## AIM
Your task is to retype the lines from the opening of the material through the line that includes "callout_sub = ['higher than', 'March']". Do not copy the pictures.

__________________________________________________

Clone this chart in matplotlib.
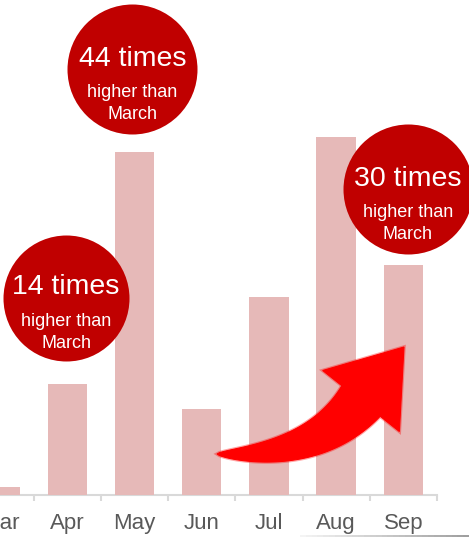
import numpy as np
import matplotlib
matplotlib.use('Agg')
import matplotlib.pyplot as plt
from matplotlib.patches import Polygon
from matplotlib.collections import LineCollection
import matplotlib.patheffects as pe
from matplotlib.colors import to_rgb

# ---- data ----
months = ['Mar', 'Apr', 'May', 'Jun', 'Jul', 'Aug', 'Sep']
values = [0.78, 11.05, 34.3, 8.6, 19.8, 35.8, 22.95]
callout_multiples = [14, 44, 30]
callout_months = ['Apr', 'May', 'Sep']
callout_sub = ['higher than', 'March']

W, H, DPI = 469, 537, 100
BAR = '#e6b9b8'
RED = '#c00000'
ARROW = '#ff0000'
GRAY_TXT = '#595959'
AX_LINE = '#d9d9d9'
FONT = 'Liberation Sans'

fig = plt.figure(figsize=(W / DPI, H / DPI), dpi=DPI)
base_px = 494.5
ax = fig.add_axes([0, (H - base_px) / H, 437 / W, base_px / H])

x = np.arange(len(months))
ax.bar(x, values, width=0.585, color=BAR, zorder=2)
ax.set_xlim(0, 6.5)
ax.set_ylim(0, base_px / 10)

for s in ['top', 'right', 'left']:
    ax.spines[s].set_visible(False)
ax.spines['bottom'].set_color(AX_LINE)
ax.spines['bottom'].set_linewidth(1.5)
ax.spines['bottom'].set_zorder(1)
ax.set_yticks([])
ax.set_xticks(x)
ax.set_xticklabels(months, fontsize=16, color=GRAY_TXT, family=FONT)
ax.tick_params(axis='x', which='major', length=0, pad=13.4)
ax.set_xticks(x + 0.5, minor=True)
ax.tick_params(axis='x', which='minor', length=4.5, width=1.5, color=AX_LINE)

# ---- callout circles ----
circle_pos = {'Apr': (0.982, 19.7, 126), 'May': (1.968, 42.55, 130), 'Sep': (6.064, 30.55, 130)}
for mult, m in zip(callout_multiples, callout_months):
    cx, cy, d = circle_pos[m]
    ax.scatter([cx], [cy], s=(d * 72 / DPI) ** 2, color=RED, zorder=6,
               clip_on=False, linewidths=0)
    ax.annotate(f'{mult} times', (cx, cy), xytext=(0, 3), textcoords='offset pixels',
                ha='center', va='baseline', fontsize=20.5, color='white',
                family=FONT, zorder=7, annotation_clip=False)
    ax.annotate(callout_sub[0], (cx, cy), xytext=(0, -28), textcoords='offset pixels',
                ha='center', va='baseline', fontsize=13, color='white',
                family=FONT, zorder=7, annotation_clip=False)
    ax.annotate(callout_sub[1], (cx, cy), xytext=(0, -50), textcoords='offset pixels',
                ha='center', va='baseline', fontsize=13, color='white',
                family=FONT, zorder=7, annotation_clip=False)

# ---- curved growth arrow (Jun -> Sep) ----
def swoosh_arrow(ax, tail, ctrl, base, tip, body_w, head_w):
    T = ax.transData
    p0, p1, p2, pt = [np.array(T.transform(p)) for p in (tail, ctrl, base, tip)]
    t = np.linspace(0, 1, 80)
    c = ((1 - t) ** 2)[:, None] * p0 + (2 * (1 - t) * t)[:, None] * p1 + (t ** 2)[:, None] * p2
    dv = (2 * (1 - t))[:, None] * (p1 - p0) + (2 * t)[:, None] * (p2 - p1)
    nv = np.stack([-dv[:, 1], dv[:, 0]], 1)
    nv /= np.linalg.norm(nv, axis=1)[:, None]
    w = body_w / 2 * t ** 0.65
    left = c + nv * w[:, None]
    right = c - nv * w[:, None]
    hd = pt - p2
    hd /= np.linalg.norm(hd)
    hn = np.array([-hd[1], hd[0]])
    b1 = p2 + hn * head_w / 2
    b2 = p2 - hn * head_w / 2
    poly = np.vstack([left, b1, pt, b2, right[::-1]])
    poly_d = T.inverted().transform(poly)
    patch = Polygon(poly_d, closed=True, facecolor=ARROW, edgecolor=ARROW,
                    linewidth=0.8, zorder=4, transform=ax.transData)
    patch.set_path_effects([pe.Stroke(linewidth=2.5, foreground=ARROW, alpha=0.35), pe.Normal()])
    ax.add_patch(patch)

swoosh_arrow(ax, tail=(3.228, 4.05), ctrl=(4.694, 3.65), base=(5.370, 9.35),
             tip=(6.009, 14.75), body_w=49, head_w=98)

# ---- faint divider line at bottom right ----
xs = np.linspace(300, W, 30)
segs = [[((xs[i]) / W, 1.3 / H), ((xs[i + 1]) / W, 1.3 / H)] for i in range(len(xs) - 1)]
c0, c1 = np.array(to_rgb('#f2f2f2')), np.array(to_rgb('#8c8c8c'))
cols = [tuple(c0 + (c1 - c0) * f) for f in np.linspace(0, 1, len(segs))]
lc = LineCollection(segs, colors=cols, linewidths=1.2, transform=fig.transFigure)
fig.add_artist(lc)

fig.savefig('out.png', dpi=DPI)
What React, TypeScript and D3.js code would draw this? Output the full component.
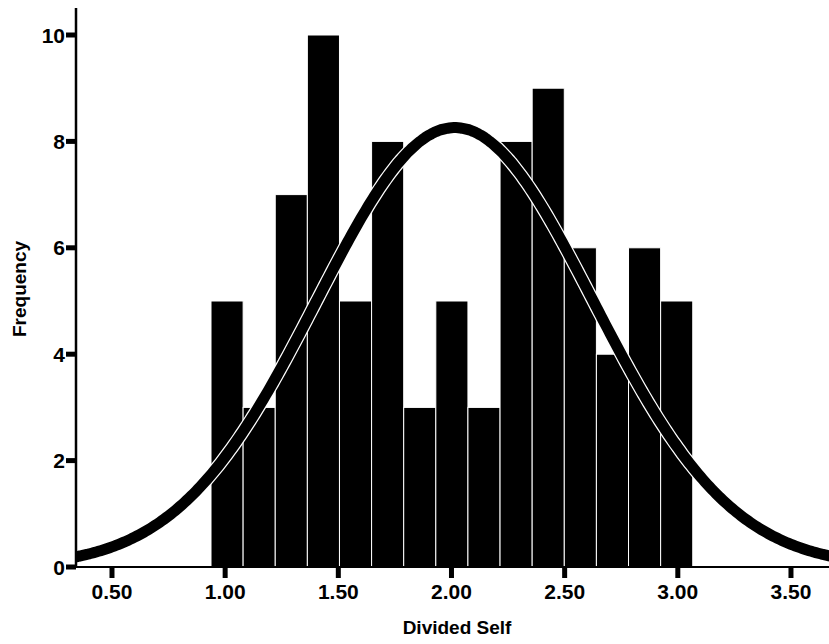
import { useEffect, useRef } from "react";
import * as d3 from "d3";

// histogram of "Divided Self" scores
const counts = [5, 3, 7, 10, 5, 8, 3, 5, 3, 8, 9, 6, 4, 6, 5];
const binStart = 0.9375;
const binWidth = 0.1419;
const xTicks = [0.5, 1.0, 1.5, 2.0, 2.5, 3.0, 3.5];
const yTicks = [0, 2, 4, 6, 8, 10];

// fitted normal curve
const curveMean = 2.015;
const curveSd = 0.61;
const curvePeak = 8.26;

const W = 829;
const H = 644;

const App = () => {
  const svgRef = useRef<SVGSVGElement>(null);

  useEffect(() => {
    const svg = d3.select(svgRef.current).attr("width", W).attr("height", H);
    svg.selectAll("*").remove();

    const left = 76;
    const bottom = 567;

    const x = d3.scaleLinear().domain([0.341, 3.668]).range([left, W]);
    const y = d3.scaleLinear().domain([0, 10]).range([bottom, 35]);

    const font = "'Liberation Sans', Arial, sans-serif";

    // bars
    svg
      .append("g")
      .selectAll("rect")
      .data(counts)
      .enter()
      .append("rect")
      .attr("x", (d, i) => x(binStart + i * binWidth))
      .attr("y", (d) => y(d))
      .attr("width", (d, i) => x(binStart + (i + 1) * binWidth) - x(binStart + i * binWidth))
      .attr("height", (d) => y(0) - y(d))
      .attr("fill", "#000")
      .attr("stroke", "#fff")
      .attr("stroke-width", 1);

    // normal curve, black band with white edges
    svg
      .append("clipPath")
      .attr("id", "plot-clip")
      .append("rect")
      .attr("x", left + 1)
      .attr("y", 0)
      .attr("width", W - left)
      .attr("height", bottom);

    const pts = d3.range(0.3, 3.75, 0.01).map((v) => [
      v,
      curvePeak * Math.exp(-((v - curveMean) ** 2) / (2 * curveSd * curveSd)),
    ]);
    const line = d3
      .line<number[]>()
      .x((d) => x(d[0]))
      .y((d) => y(d[1]))
      .curve(d3.curveBasis);

    const cg = svg.append("g").attr("clip-path", "url(#plot-clip)");
    cg.append("path")
      .attr("d", line(pts))
      .attr("fill", "none")
      .attr("stroke", "#fff")
      .attr("stroke-width", 13.5);
    cg.append("path")
      .attr("d", line(pts))
      .attr("fill", "none")
      .attr("stroke", "#000")
      .attr("stroke-width", 11);

    // axes
    svg
      .append("line")
      .attr("x1", left)
      .attr("x2", left)
      .attr("y1", 8)
      .attr("y2", bottom + 1)
      .attr("stroke", "#000")
      .attr("stroke-width", 2.5);
    svg
      .append("line")
      .attr("x1", left)
      .attr("x2", W)
      .attr("y1", bottom)
      .attr("y2", bottom)
      .attr("stroke", "#000")
      .attr("stroke-width", 2);

    // y ticks
    const yg = svg.append("g");
    yg.selectAll("rect")
      .data(yTicks)
      .enter()
      .append("rect")
      .attr("x", left - 10)
      .attr("y", (d) => y(d) - 2.5)
      .attr("width", 10)
      .attr("height", 5)
      .attr("fill", "#000");
    yg.selectAll("text")
      .data(yTicks)
      .enter()
      .append("text")
      .attr("x", left - 11)
      .attr("y", (d) => y(d))
      .attr("dy", "0.36em")
      .attr("text-anchor", "end")
      .attr("font-family", font)
      .attr("font-weight", "bold")
      .attr("font-size", 21)
      .text((d) => d);

    // x ticks
    const xg = svg.append("g");
    xg.selectAll("rect")
      .data(xTicks)
      .enter()
      .append("rect")
      .attr("x", (d) => x(d) - 2.5)
      .attr("y", bottom + 1)
      .attr("width", 5)
      .attr("height", 10)
      .attr("fill", "#000");
    xg.selectAll("text")
      .data(xTicks)
      .enter()
      .append("text")
      .attr("x", (d) => x(d))
      .attr("y", 599)
      .attr("text-anchor", "middle")
      .attr("font-family", font)
      .attr("font-weight", "bold")
      .attr("font-size", 21)
      .text((d) => d3.format(".2f")(d));

    // axis titles
    svg
      .append("text")
      .attr("x", 457)
      .attr("y", 634)
      .attr("text-anchor", "middle")
      .attr("font-family", font)
      .attr("font-weight", "bold")
      .attr("font-size", 19)
      .text("Divided Self");
    svg
      .append("text")
      .attr("transform", "translate(26,289) rotate(-90)")
      .attr("text-anchor", "middle")
      .attr("font-family", font)
      .attr("font-weight", "bold")
      .attr("font-size", 19)
      .text("Frequency");
  }, []);

  return (
    <svg
      ref={svgRef}
      style={{ position: "absolute", left: 0, top: 0, background: "#fff" }}
    ></svg>
  );
};

export default App;
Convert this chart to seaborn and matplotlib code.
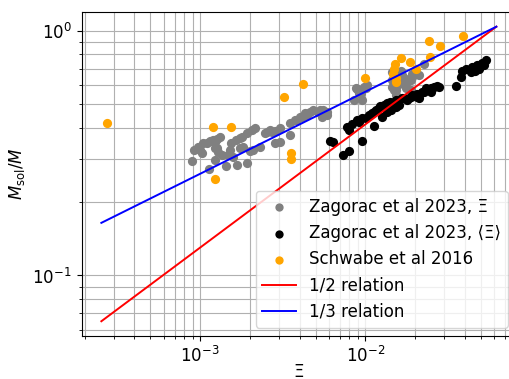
import matplotlib
matplotlib.use("Agg")
import matplotlib.pyplot as plt
import seaborn as sns
import pandas as pd
import numpy as np

# Zagorac et al 2023, Xi (gray)
gray_x = [8.95e-4, 9.20e-4, 9.72e-4, 1.00e-3, 1.028e-3, 1.042e-3, 1.102e-3, 1.149e-3, 1.197e-3, 1.231e-3,
          1.266e-3, 1.319e-3, 1.231e-3, 1.266e-3, 1.283e-3, 1.358e-3, 1.231e-3, 1.133e-3, 1.435e-3, 1.475e-3,
          1.517e-3, 1.538e-3, 1.581e-3, 1.671e-3, 1.648e-3, 1.741e-3, 1.790e-3, 1.741e-3, 1.815e-3, 1.919e-3,
          1.919e-3, 2.00e-3, 2.056e-3, 2.085e-3, 2.144e-3, 2.298e-3, 2.463e-3, 2.534e-3, 2.641e-3, 2.716e-3,
          2.831e-3, 2.831e-3, 3.034e-3, 3.034e-3, 3.486e-3, 3.486e-3, 3.735e-3, 3.840e-3, 4.00e-3, 4.115e-3,
          4.29e-3, 4.41e-3, 4.60e-3, 4.80e-3, 5.14e-3, 5.28e-3, 5.51e-3, 5.82e-3, 5.82e-3, 5.43e-3,
          8.59e-3, 8.83e-3, 8.95e-3, 9.20e-3, 9.46e-3, 9.59e-3, 9.86e-3, 1.014e-2, 1.028e-2,
          1.45e-2, 1.45e-2, 1.45e-2, 1.50e-2, 1.54e-2, 1.54e-2, 1.60e-2, 1.65e-2, 1.67e-2, 1.72e-2,
          1.77e-2, 1.77e-2, 1.79e-2, 1.89e-2, 1.89e-2, 1.92e-2, 1.92e-2, 2.03e-2, 2.11e-2, 2.27e-2]
gray_y = [0.293, 0.325, 0.334, 0.325, 0.316, 0.347, 0.347, 0.353, 0.357, 0.350,
          0.360, 0.367, 0.331, 0.331, 0.319, 0.310, 0.296, 0.272, 0.280, 0.310,
          0.325, 0.347, 0.304, 0.282, 0.357, 0.363, 0.367, 0.331, 0.334, 0.288,
          0.381, 0.322, 0.392, 0.325, 0.399, 0.334, 0.381, 0.384, 0.392, 0.384,
          0.388, 0.347, 0.399, 0.350, 0.374, 0.418, 0.430, 0.430, 0.443, 0.443,
          0.459, 0.451, 0.464, 0.472, 0.464, 0.472, 0.472, 0.464, 0.451, 0.443,
          0.519, 0.581, 0.575, 0.554, 0.554, 0.519, 0.586, 0.581, 0.597,
          0.675, 0.626, 0.586, 0.570, 0.544, 0.570, 0.608, 0.687, 0.656, 0.638,
          0.626, 0.581, 0.614, 0.570, 0.626, 0.668, 0.644, 0.687, 0.656, 0.734]

# Zagorac et al 2023, <Xi> (black)
black_x = [6.07e-3, 6.33e-3, 7.27e-3, 8.01e-3, 9.59e-3, 1.13e-2, 7.79e-3, 8.01e-3, 8.35e-3, 8.95e-3,
           9.20e-3, 9.59e-3, 1.014e-2, 1.057e-2, 1.10e-2, 1.13e-2, 1.16e-2, 1.21e-2, 1.23e-2, 1.26e-2,
           1.30e-2, 1.36e-2, 1.36e-2, 1.40e-2, 1.43e-2, 1.50e-2, 1.54e-2, 1.54e-2, 1.60e-2, 1.60e-2,
           1.67e-2, 1.72e-2, 1.79e-2, 1.84e-2, 1.89e-2, 1.92e-2, 2.06e-2, 2.06e-2, 2.11e-2, 2.20e-2,
           2.27e-2, 2.33e-2, 2.43e-2, 2.50e-2, 2.50e-2, 2.61e-2, 2.72e-2, 2.79e-2, 3.53e-2, 3.78e-2,
           3.84e-2, 4.06e-2, 4.35e-2, 4.41e-2, 4.73e-2, 4.86e-2, 5.07e-2, 5.21e-2, 5.36e-2, 4.60e-2]
black_y = [0.353, 0.350, 0.310, 0.322, 0.353, 0.407, 0.403, 0.392, 0.414, 0.430,
           0.422, 0.438, 0.438, 0.451, 0.459, 0.464, 0.472, 0.481, 0.491, 0.443,
           0.495, 0.505, 0.464, 0.509, 0.472, 0.509, 0.486, 0.519, 0.519, 0.495,
           0.529, 0.529, 0.519, 0.529, 0.534, 0.544, 0.534, 0.549, 0.529, 0.560,
           0.560, 0.581, 0.570, 0.581, 0.560, 0.586, 0.592, 0.586, 0.592, 0.644,
           0.687, 0.700, 0.675, 0.707, 0.721, 0.700, 0.741, 0.721, 0.762, 0.687]

# Schwabe et al 2016 (orange)
orange_x = [2.72e-4, 1.197e-3, 1.538e-3, 1.231e-3, 3.206e-3, 4.17e-3, 3.533e-3, 3.533e-3, 1.0e-2, 1.52e-2,
            1.50e-2, 1.47e-2, 1.54e-2, 1.54e-2, 1.65e-2, 1.87e-2, 2.03e-2, 2.43e-2, 2.83e-2, 2.46e-2, 3.89e-2]
orange_y = [0.418, 0.403, 0.403, 0.248, 0.534, 0.608, 0.316, 0.299, 0.638, 0.734,
            0.700, 0.668, 0.638, 0.614, 0.776, 0.748, 0.694, 0.911, 0.869, 0.784, 0.954]

# Relation lines (endpoints)
rel_x = [2.52e-4, 6.21e-2]
half_y = [0.065, 1.038]
third_y = [0.164, 1.038]

plt.rcParams['font.size'] = 12
fig = plt.figure(figsize=(5.1, 3.79), dpi=100)
ax = fig.add_axes([0.160, 0.1135, 0.852, 0.855])

sns.scatterplot(x=gray_x, y=gray_y, color='gray', s=44, linewidth=0, ax=ax,
                label='Zagorac et al 2023, Ξ', zorder=3)
sns.scatterplot(x=black_x, y=black_y, color='black', s=44, linewidth=0, ax=ax,
                label='Zagorac et al 2023, ⟨Ξ⟩', zorder=3)
sns.scatterplot(x=orange_x, y=orange_y, color='orange', s=44, linewidth=0, ax=ax,
                label='Schwabe et al 2016', zorder=3)
sns.lineplot(x=rel_x, y=half_y, color='red', ax=ax, label='1/2 relation',
             estimator=None, sort=False, linewidth=1.4, zorder=4)
sns.lineplot(x=rel_x, y=third_y, color='blue', ax=ax, label='1/3 relation',
             estimator=None, sort=False, linewidth=1.4, zorder=4)

ax.set_xscale('log')
ax.set_yscale('log')
ax.grid(True, which='both', color='#b0b0b0', linewidth=0.8)
ax.set_axisbelow(True)
ax.set_xlabel('Ξ', fontsize=12, labelpad=-2)
ax.set_ylabel(r'$M_{\rm sol}/M$', fontsize=12)
ax.tick_params(labelsize=12)
ax.legend(loc='lower right', fontsize=12, markerscale=0.9)

fig.savefig('out.png', dpi=100)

__________________________________________________

## RESULT BELOW
Clone this chart in matplotlib.
import numpy as np
import matplotlib
matplotlib.use('Agg')
import matplotlib.pyplot as plt
from matplotlib.patches import Polygon
from matplotlib.collections import LineCollection
import matplotlib.patheffects as pe
from matplotlib.colors import to_rgb

# ---- data ----
months = ['Mar', 'Apr', 'May', 'Jun', 'Jul', 'Aug', 'Sep']
values = [0.78, 11.05, 34.3, 8.6, 19.8, 35.8, 22.95]
callout_multiples = [14, 44, 30]
callout_months = ['Apr', 'May', 'Sep']
callout_sub = ['higher than', 'March']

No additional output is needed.